Signed with the UK government in late September, Saudi Arabia’s initially £4.4 billion ($9 billion) deal will start with the delivery of 24 Eurofighters already on order for the Royal Air Force under the programme’s Tranche 2 production deal with Germany, Italy, Spain and the UK. The aircraft will replace 24 Panavia Tornado air defence fighters, and some Northrop F-5s.

Final details of the government-to-government deal – such as where the Saudi-completed aircraft will be produced – have yet to be confirmed, although progress was expected during the state visit to the UK of King Abdullah bin Abdul Aziz al Saud from 30 October until 1 November. But with the massive deal secured, the four-nation Eurofighter consortium has opted against having a formal presence at the Dubai show, with BAE to instead promote the Typhoon using a full-scale model.
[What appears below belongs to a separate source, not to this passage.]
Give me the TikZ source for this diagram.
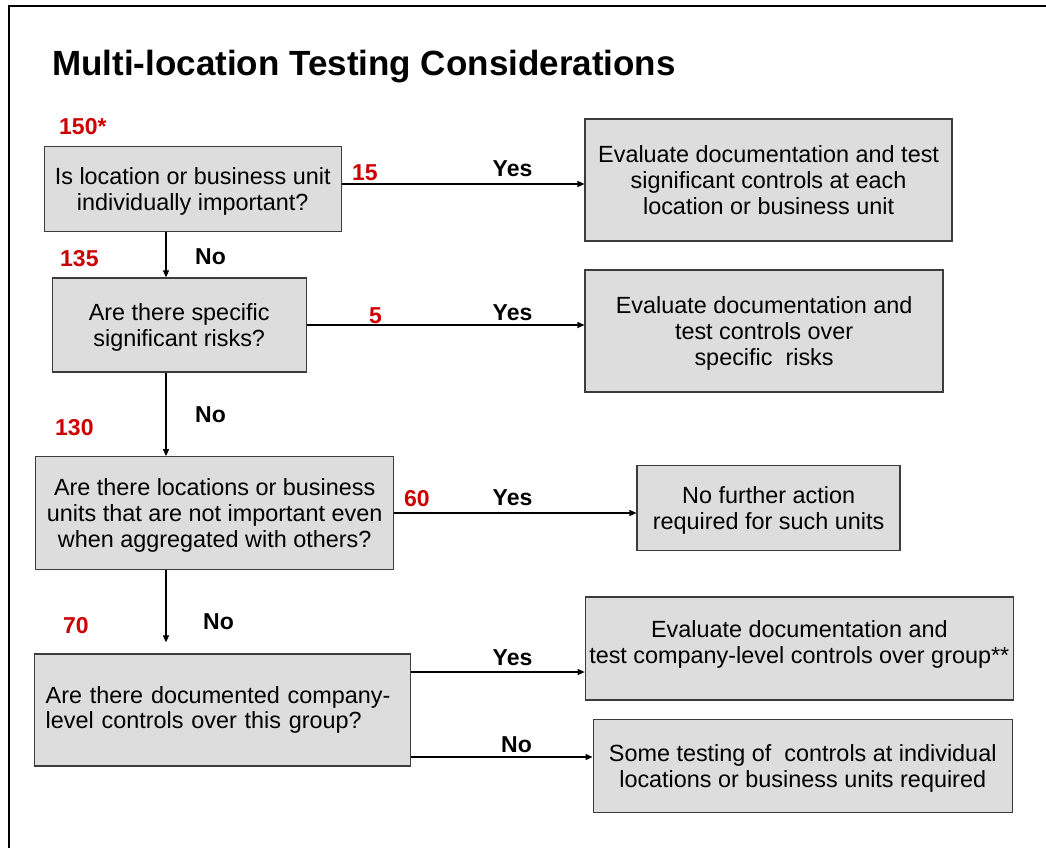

Local Typhoon completions will further extend a process referred to by BAE as “Saudi-isation”. This has already seen the nation’s industry – including Dubai exhibitors Advanced Electronics and Alsalam Aircraft – gain experience in performing the first phase of a wide-ranging Capability Sustainment Programme upgrade to the RSAF’s Tornado interdictor strike aircraft.

Eight of the modified aircraft, which will eventually feature improved cockpit avionics, navigation systems, targeting equipment and new precision-guided weapons, visited the UK from August for exercise “Saudi Green Flag” alongside the RAF’s Tornado GR4-equipped 617 Sqn.

The introduction of similar skills across Saudi industry has also come through Boeing’s 50% holding in Alsalam, which has led to the company securing major contracts to provide technical support and depot maintenance work on the air force’s Tornados, Boeing F-15 fighters and KE-3 Airborne Warning and Control System aircraft. The company also holds contracts on the RSAF’s Lockheed Martin C-130 transports, Gulfstream and Bombardier Learjet-series business jets and helicopters including the Agusta-Bell 212/412, Boeing AH-64A Apache and Sikorsky UH-60.

Another major Saudi modernisation effort under way will see its air force’s 70 F-15S fighters undergo a propulsion system upgrade, with their P&W
F100-229 engines – the source of a long-term “sustainment problem” – to be replaced by GE F110-129Cs. GE has a contract worth more than $300 million to produce the first 65 of an expected 155 engines for the F-15S fleet.

Other Saudi exhibitors will include the national and regional arms of UK defence contractor BAE Systems, business aviation company Jet Aviation, fractional operator NetJets, and VIP air transport provider National Air Services.